WTG began discussions to onboard Comcast in late 2010, and WTG -- being Time Warner Cable's first master agent -- had a good experience negotiating terms with cable companies seeking channel expansion, Bradley recalled.

"We had a pretty good understanding of what was happening in the MSO space, and Comcast did a great job of being extremely thorough with their onboarding," he said. "With the Metro Ethernet coming on last fall, that's the opportunity I think a lot of us were looking to attack. Coax is fine -- it's the bread and butter -- but we all want to focus on the fiber."

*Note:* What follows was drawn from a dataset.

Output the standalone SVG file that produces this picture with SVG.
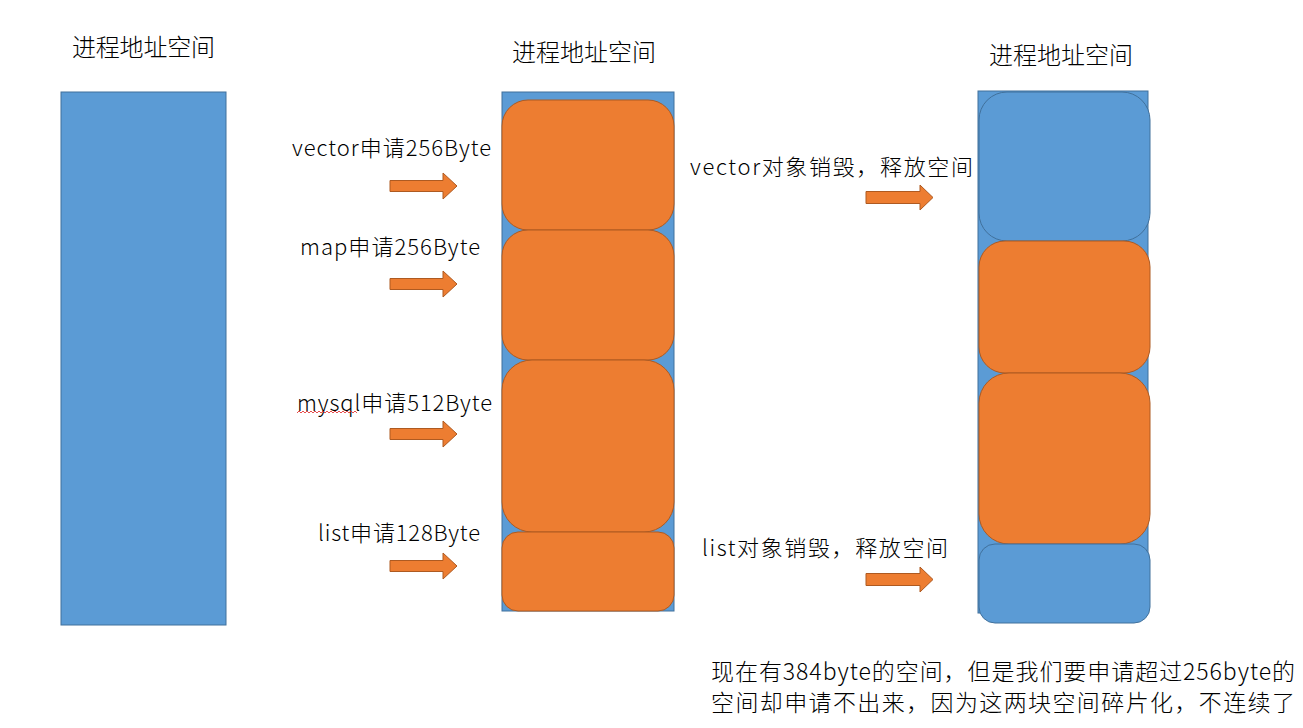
<svg xmlns="http://www.w3.org/2000/svg" width="1303" height="728" viewBox="0 0 1303 728">
<style>
.bg{fill:#5B9BD5;stroke:#41719C;stroke-width:1}
.org{fill:#ED7D31;stroke:#AE5A21;stroke-width:1}
.blu{fill:#5B9BD5;stroke:#41719C;stroke-width:1}
.arr{fill:#ED7D31;stroke:#AE5A21;stroke-width:1}
text{font-family:"Noto Sans CJK SC","Noto Sans",sans-serif;font-weight:300;fill:#000}
.t{font-size:24px}
.l{font-size:22px}
.b{font-size:23px}
</style>
<rect width="1303" height="728" fill="#fff"/>
<g id="col1">
<text class="t" x="72" y="56" textLength="143">进程地址空间</text>
<rect class="bg" x="61" y="92" width="165" height="533"/>
</g>
<g id="col2">
<text class="t" x="512" y="61" textLength="144">进程地址空间</text>
<rect class="bg" x="502" y="92" width="172" height="519"/>
<rect id="blk-vector" class="org" x="502" y="100" width="172" height="130" rx="26"/>
<rect id="blk-map" class="org" x="502" y="230" width="172" height="130" rx="26"/>
<rect id="blk-mysql" class="org" x="502" y="360" width="172" height="172" rx="30"/>
<rect id="blk-list" class="org" x="502" y="532" width="172" height="79" rx="16"/>
</g>
<g id="col3">
<text class="t" x="989" y="64" textLength="144">进程地址空间</text>
<rect class="bg" x="978" y="91" width="170" height="522"/>
<rect id="free-vector" class="blu" x="979" y="92" width="171" height="149" rx="28"/>
<rect id="blk3-map" class="org" x="979" y="241" width="171" height="132" rx="26"/>
<rect id="blk3-mysql" class="org" x="979" y="373" width="171" height="171" rx="30"/>
<rect id="free-list" class="blu" x="979" y="544" width="171" height="79" rx="16"/>
</g>
<g id="labels">
<text class="l" x="292" y="156" textLength="199">vector申请256Byte</text>
<text class="l" x="300" y="255" textLength="180">map申请256Byte</text>
<text class="l" x="297" y="411" textLength="195">mysql申请512Byte</text>
<path d="M297,413 l2,-2 l2,2 l2,-2 l2,2 l2,-2 l2,2 l2,-2 l2,2 l2,-2 l2,2 l2,-2 l2,2 l2,-2 l2,2 l2,-2 l2,2 l2,-2 l2,2 l2,-2 l2,2 l2,-2 l2,2 l2,-2 l2,2 l2,-2 l2,2 l2,-2 l2,2 l2,-2 l2,2" fill="none" stroke="#E02020" stroke-width="0.8"/>
<text class="l" x="318" y="541" textLength="162">list申请128Byte</text>
<text class="l" x="690" y="175" textLength="283">vector对象销毁，释放空间</text>
<text class="l" x="702" y="556" textLength="246">list对象销毁，释放空间</text>
</g>
<g id="connectors">
<path class="arr" d="M390,180.5 H443 V173 L457,186 L443,199 V191.5 H390 Z"/>
<path class="arr" d="M390,278.5 H443 V271 L457,284 L443,297 V289.5 H390 Z"/>
<path class="arr" d="M390,428.5 H443 V421 L457,434 L443,447 V439.5 H390 Z"/>
<path class="arr" d="M390,560.5 H443 V553 L457,566 L443,579 V571.5 H390 Z"/>
<path class="arr" d="M866,191.5 H920 V185 L933,197.5 L920,210 V203.5 H866 Z"/>
<path class="arr" d="M866,573.5 H920 V567 L933,579.5 L920,592 V585.5 H866 Z"/>
</g>
<g id="note">
<text class="b" x="711" y="680" textLength="584">现在有384byte的空间，但是我们要申请超过256byte的</text>
<text class="b" x="711" y="711" textLength="584">空间却申请不出来，因为这两块空间碎片化，不连续了</text>
</g>
</svg>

VARs remain WTG's No. 1 profile of new agents, Bradley said, and soon, VARs will comprise about 40 percent of all of its partners. The trends Comcast's Schlagbaum and other VAR channel-focused service providers have keyed in on are definitely real, he said.

Intelisys is seeing a similar uptake and interest from the VAR community, said Intelisys' Bradley -- recent Intelisys moves like its acquisition of the integrator-focused Cloud Services Coalition will further help that effort.

Bradley commended Comcast for staking out the territory and being clear about its channel ambitions.

"This is the largest cable provider in the land opening up a new opportunity to take their products and services to end users that previously couldn't get them," Intelisys' Bradley said. "They've done a great job, Craig in particular, of getting that message out there, and they've got a lot of folks watching what they're doing now."